Despite Tre'vell Anderson basically saying that Tyler Perry should be free to do what he wants to do since other people can take on the things that Mr. Perry doesn't want to do, and the understanding that there is an audience for his movies, which they serve quite well, the podcast comes across as a complaint that Mr. Perry isn't doing more to bring the socially-conservative elements of the Black community that enjoy his work into the more liberal, or even progressive, space occupied by the average National Public Radio listener or staffer.

But it never addresses why that should be. It's simply taken for granted that Mr. Perry has these responsibilities, to the "queer, nonbinary trans" segment of the Black community or to Black comedy writers that he's not fulfilling, and that's bad, because now that he's built a media brand and quite a bit of influence for himself, he has a responsibility to use those things to make certain other people's lives better. And while I understand the impulse, I don't think that it should be taken for granted. But, of course, that's because I'm not really in the National Public Radio demographic. So the assumptions that underlie it don't automatically strike me as obvious.

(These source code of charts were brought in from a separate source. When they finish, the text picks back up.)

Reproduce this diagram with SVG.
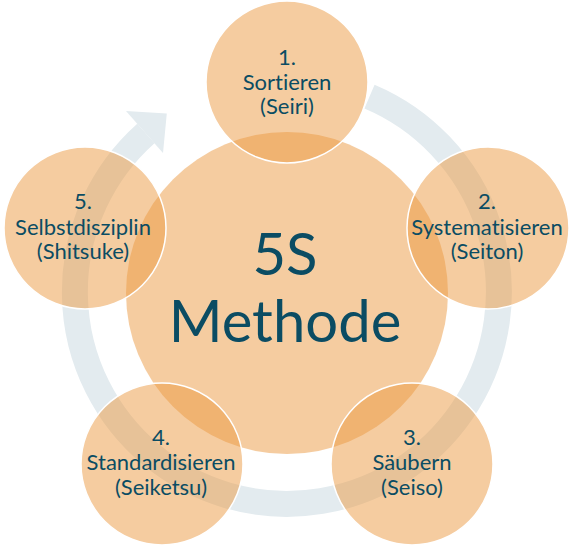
<svg xmlns="http://www.w3.org/2000/svg" width="575" height="547" viewBox="0 0 575 547">
  <style>
    .ring { fill: none; stroke: #e3ebef; stroke-width: 26; stroke-linecap: butt; }
    .head { fill: #e3ebef; }
    .big { fill: #eb9941; fill-opacity: 0.5; }
    .step { fill: #eb9941; fill-opacity: 0.5; stroke: #ffffff; stroke-width: 1.5; }
    text { font-family: Lato, "Open Sans", "Liberation Sans", sans-serif; fill: #0b4c63; text-anchor: middle; font-variant-ligatures: none; font-feature-settings: "liga" 0; }
    .lbl { font-size: 22px; }
    .title { font-size: 58px; }
  </style>
  <rect width="575" height="547" fill="#ffffff"/>
  <g id="connectors">
    <path class="ring" d="M 369.5 96.6 A 212 212 0 1 1 145.9 133.5"/>
    <polygon class="head" points="126,111 166.8,113.5 163,153"/>
  </g>
  <g id="center">
    <circle class="big" cx="287" cy="293" r="161"/>
  </g>
  <g id="step1">
    <circle class="step" cx="287" cy="82" r="81"/>
  </g>
  <g id="step2">
    <circle class="step" cx="488" cy="228" r="81"/>
  </g>
  <g id="step3">
    <circle class="step" cx="412" cy="464" r="81"/>
  </g>
  <g id="step4">
    <circle class="step" cx="162" cy="464" r="81"/>
  </g>
  <g id="step5">
    <circle class="step" cx="85" cy="228" r="81"/>
  </g>
  <g id="labels">
    <text class="title" x="285" y="275">5S</text>
    <text class="title" x="285" y="342">Methode</text>
    <text class="lbl" x="287" y="65">1.</text>
    <text class="lbl" x="287" y="90">Sortieren</text>
    <text class="lbl" x="287" y="114">(Seiri)</text>
    <text class="lbl" x="487" y="209">2.</text>
    <text class="lbl" x="487" y="235">Systematisieren</text>
    <text class="lbl" x="487" y="259">(Seiton)</text>
    <text class="lbl" x="412" y="445">3.</text>
    <text class="lbl" x="412" y="470">Säubern</text>
    <text class="lbl" x="412" y="495">(Seiso)</text>
    <text class="lbl" x="161" y="445">4.</text>
    <text class="lbl" x="161" y="470">Standardisieren</text>
    <text class="lbl" x="161" y="495">(Seiketsu)</text>
    <text class="lbl" x="83" y="209">5.</text>
    <text class="lbl" x="83" y="235">Selbstdisziplin</text>
    <text class="lbl" x="83" y="259">(Shitsuke)</text>
  </g>
</svg>
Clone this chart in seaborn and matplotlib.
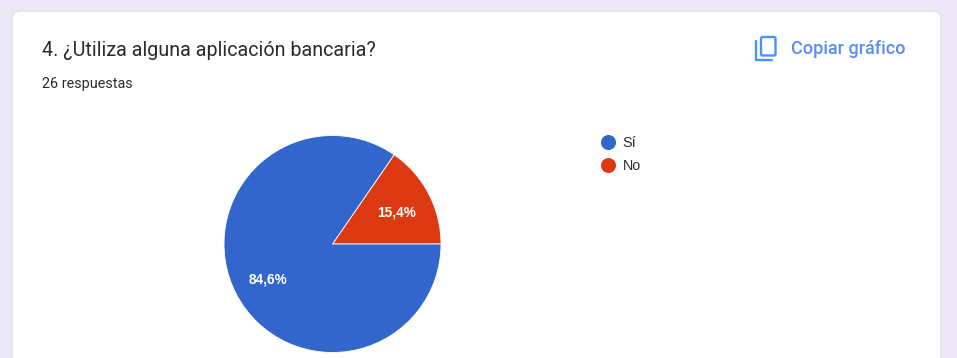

One of the assumptions that I think is out there is the idea that people are really quite flexible, when it comes to media; both in producing it and in experiencing it. So it should be easy for someone like Tyler Perry, who has always been the writer of his work, to bring on a writers' room of diverse people and cede some level of control over the presentation of his vision to them. Likewise, the audience for Mr. Perry's "faith-adjacent, Southern, old-school Black culture" are really an audience for Mr. Perry himself, and as such, he can lead them in a different direction, one more cosmopolitan, secular and diverse, and they will simply follow, learning to enjoy whatever he places in front of them without defecting to find something that is more to their initial tastes. I don't know that I buy into that assumption, and so maybe it's worth breaking it down, to see what it's made of.